Records with drawing code
———
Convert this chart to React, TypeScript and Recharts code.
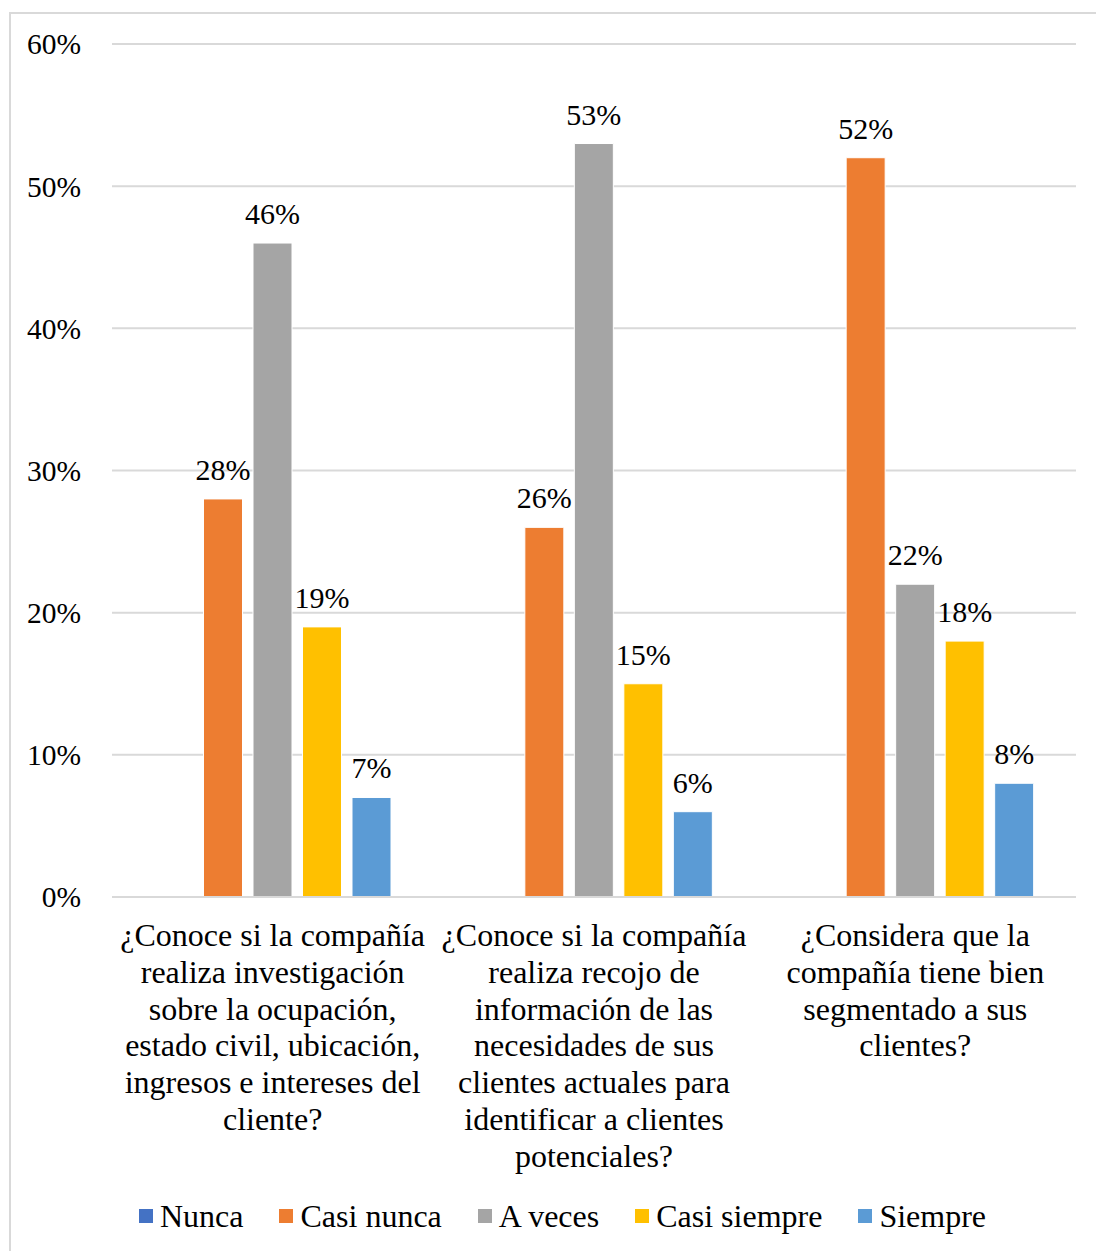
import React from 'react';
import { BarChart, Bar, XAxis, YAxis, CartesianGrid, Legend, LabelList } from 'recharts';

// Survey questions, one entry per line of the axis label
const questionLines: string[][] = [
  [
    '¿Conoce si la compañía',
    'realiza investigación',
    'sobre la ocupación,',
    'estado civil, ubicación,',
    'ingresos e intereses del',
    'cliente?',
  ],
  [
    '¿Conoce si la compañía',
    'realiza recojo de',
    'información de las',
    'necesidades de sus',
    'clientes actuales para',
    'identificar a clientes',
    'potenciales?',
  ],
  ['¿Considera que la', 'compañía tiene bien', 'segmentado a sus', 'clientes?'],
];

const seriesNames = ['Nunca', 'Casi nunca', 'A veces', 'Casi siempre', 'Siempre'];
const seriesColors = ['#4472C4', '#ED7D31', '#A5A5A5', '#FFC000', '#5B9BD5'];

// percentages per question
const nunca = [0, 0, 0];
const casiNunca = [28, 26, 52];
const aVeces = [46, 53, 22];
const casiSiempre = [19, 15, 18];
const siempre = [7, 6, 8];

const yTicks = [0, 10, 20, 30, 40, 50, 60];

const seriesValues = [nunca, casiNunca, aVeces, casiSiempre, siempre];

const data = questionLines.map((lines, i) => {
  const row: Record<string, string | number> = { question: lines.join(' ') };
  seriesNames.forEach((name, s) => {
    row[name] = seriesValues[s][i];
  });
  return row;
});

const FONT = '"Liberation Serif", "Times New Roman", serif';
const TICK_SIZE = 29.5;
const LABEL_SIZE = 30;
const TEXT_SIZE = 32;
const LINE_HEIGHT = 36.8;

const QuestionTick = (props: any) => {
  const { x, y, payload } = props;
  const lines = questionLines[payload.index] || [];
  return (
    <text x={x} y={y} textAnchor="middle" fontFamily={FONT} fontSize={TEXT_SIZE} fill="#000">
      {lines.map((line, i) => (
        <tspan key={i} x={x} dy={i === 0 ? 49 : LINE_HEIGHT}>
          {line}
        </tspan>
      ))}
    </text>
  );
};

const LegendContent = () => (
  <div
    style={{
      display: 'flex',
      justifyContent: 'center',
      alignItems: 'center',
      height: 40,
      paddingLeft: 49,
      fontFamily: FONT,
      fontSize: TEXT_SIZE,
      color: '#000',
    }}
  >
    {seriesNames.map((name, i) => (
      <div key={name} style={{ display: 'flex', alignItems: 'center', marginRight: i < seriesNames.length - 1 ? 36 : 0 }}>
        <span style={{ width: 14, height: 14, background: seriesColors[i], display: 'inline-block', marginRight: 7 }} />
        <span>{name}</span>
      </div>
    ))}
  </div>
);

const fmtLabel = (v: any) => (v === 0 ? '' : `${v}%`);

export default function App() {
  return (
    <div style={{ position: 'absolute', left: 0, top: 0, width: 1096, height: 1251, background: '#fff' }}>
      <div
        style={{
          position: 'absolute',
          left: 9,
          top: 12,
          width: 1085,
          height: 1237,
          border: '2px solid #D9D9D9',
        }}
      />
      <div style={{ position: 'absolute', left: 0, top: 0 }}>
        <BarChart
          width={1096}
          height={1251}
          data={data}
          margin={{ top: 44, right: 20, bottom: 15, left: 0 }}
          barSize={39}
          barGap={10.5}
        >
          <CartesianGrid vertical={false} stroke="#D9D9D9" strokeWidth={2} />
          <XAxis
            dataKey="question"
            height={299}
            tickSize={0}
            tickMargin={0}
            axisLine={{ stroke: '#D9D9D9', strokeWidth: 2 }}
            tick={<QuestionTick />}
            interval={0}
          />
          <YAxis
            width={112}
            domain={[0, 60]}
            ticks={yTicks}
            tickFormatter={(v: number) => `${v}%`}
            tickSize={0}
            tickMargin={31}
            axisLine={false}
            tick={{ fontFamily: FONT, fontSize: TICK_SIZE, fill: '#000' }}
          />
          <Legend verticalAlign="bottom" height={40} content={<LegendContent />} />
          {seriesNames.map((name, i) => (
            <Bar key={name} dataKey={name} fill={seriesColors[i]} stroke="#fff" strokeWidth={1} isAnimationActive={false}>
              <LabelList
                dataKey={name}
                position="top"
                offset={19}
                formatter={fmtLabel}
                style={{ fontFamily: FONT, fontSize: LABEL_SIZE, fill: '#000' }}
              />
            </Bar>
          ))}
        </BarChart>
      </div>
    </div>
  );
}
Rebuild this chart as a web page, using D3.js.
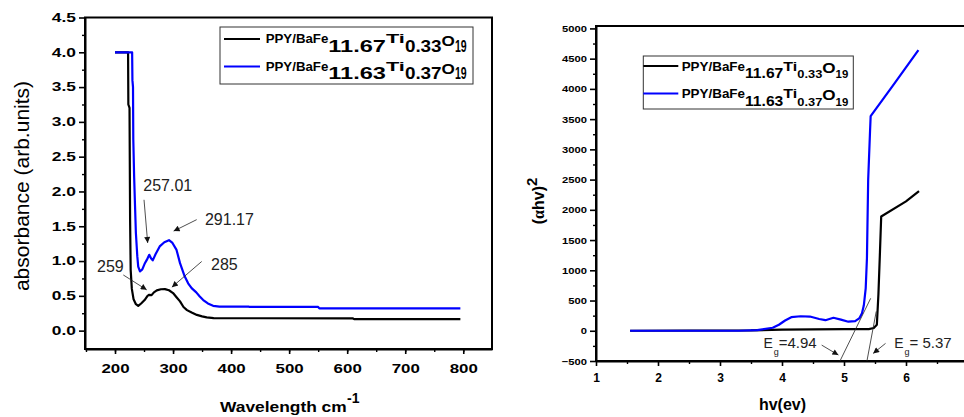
———
__Prompt__: Leave out the pictures and print each record exactly as it stands.

__Written reply__:
Convert this chart to React, TypeScript and Recharts code.
import React from 'react';
import { BarChart, Bar, XAxis, YAxis, CartesianGrid, Legend, LabelList } from 'recharts';

// Survey questions, one entry per line of the axis label
const questionLines: string[][] = [
  [
    '¿Conoce si la compañía',
    'realiza investigación',
    'sobre la ocupación,',
    'estado civil, ubicación,',
    'ingresos e intereses del',
    'cliente?',
  ],
  [
    '¿Conoce si la compañía',
    'realiza recojo de',
    'información de las',
    'necesidades de sus',
    'clientes actuales para',
    'identificar a clientes',
    'potenciales?',
  ],
  ['¿Considera que la', 'compañía tiene bien', 'segmentado a sus', 'clientes?'],
];

const seriesNames = ['Nunca', 'Casi nunca', 'A veces', 'Casi siempre', 'Siempre'];
const seriesColors = ['#4472C4', '#ED7D31', '#A5A5A5', '#FFC000', '#5B9BD5'];

// percentages per question
const nunca = [0, 0, 0];
const casiNunca = [28, 26, 52];
const aVeces = [46, 53, 22];
const casiSiempre = [19, 15, 18];
const siempre = [7, 6, 8];

const yTicks = [0, 10, 20, 30, 40, 50, 60];

const seriesValues = [nunca, casiNunca, aVeces, casiSiempre, siempre];

const data = questionLines.map((lines, i) => {
  const row: Record<string, string | number> = { question: lines.join(' ') };
  seriesNames.forEach((name, s) => {
    row[name] = seriesValues[s][i];
  });
  return row;
});

const FONT = '"Liberation Serif", "Times New Roman", serif';
const TICK_SIZE = 29.5;
const LABEL_SIZE = 30;
const TEXT_SIZE = 32;
const LINE_HEIGHT = 36.8;

const QuestionTick = (props: any) => {
  const { x, y, payload } = props;
  const lines = questionLines[payload.index] || [];
  return (
    <text x={x} y={y} textAnchor="middle" fontFamily={FONT} fontSize={TEXT_SIZE} fill="#000">
      {lines.map((line, i) => (
        <tspan key={i} x={x} dy={i === 0 ? 49 : LINE_HEIGHT}>
          {line}
        </tspan>
      ))}
    </text>
  );
};

const LegendContent = () => (
  <div
    style={{
      display: 'flex',
      justifyContent: 'center',
      alignItems: 'center',
      height: 40,
      paddingLeft: 49,
      fontFamily: FONT,
      fontSize: TEXT_SIZE,
      color: '#000',
    }}
  >
    {seriesNames.map((name, i) => (
      <div key={name} style={{ display: 'flex', alignItems: 'center', marginRight: i < seriesNames.length - 1 ? 36 : 0 }}>
        <span style={{ width: 14, height: 14, background: seriesColors[i], display: 'inline-block', marginRight: 7 }} />
        <span>{name}</span>
      </div>
    ))}
  </div>
);

const fmtLabel = (v: any) => (v === 0 ? '' : `${v}%`);

export default function App() {
  return (
    <div style={{ position: 'absolute', left: 0, top: 0, width: 1096, height: 1251, background: '#fff' }}>
      <div
        style={{
          position: 'absolute',
          left: 9,
          top: 12,
          width: 1085,
          height: 1237,
          border: '2px solid #D9D9D9',
        }}
      />
      <div style={{ position: 'absolute', left: 0, top: 0 }}>
        <BarChart
          width={1096}
          height={1251}
          data={data}
          margin={{ top: 44, right: 20, bottom: 15, left: 0 }}
          barSize={39}
          barGap={10.5}
        >
          <CartesianGrid vertical={false} stroke="#D9D9D9" strokeWidth={2} />
          <XAxis
            dataKey="question"
            height={299}
            tickSize={0}
            tickMargin={0}
            axisLine={{ stroke: '#D9D9D9', strokeWidth: 2 }}
            tick={<QuestionTick />}
            interval={0}
          />
          <YAxis
            width={112}
            domain={[0, 60]}
            ticks={yTicks}
            tickFormatter={(v: number) => `${v}%`}
            tickSize={0}
            tickMargin={31}
            axisLine={false}
            tick={{ fontFamily: FONT, fontSize: TICK_SIZE, fill: '#000' }}
          />
          <Legend verticalAlign="bottom" height={40} content={<LegendContent />} />
          {seriesNames.map((name, i) => (
            <Bar key={name} dataKey={name} fill={seriesColors[i]} stroke="#fff" strokeWidth={1} isAnimationActive={false}>
              <LabelList
                dataKey={name}
                position="top"
                offset={19}
                formatter={fmtLabel}
                style={{ fontFamily: FONT, fontSize: LABEL_SIZE, fill: '#000' }}
              />
            </Bar>
          ))}
        </BarChart>
      </div>
    </div>
  );
}
Rebuild this chart as a web page, using D3.js.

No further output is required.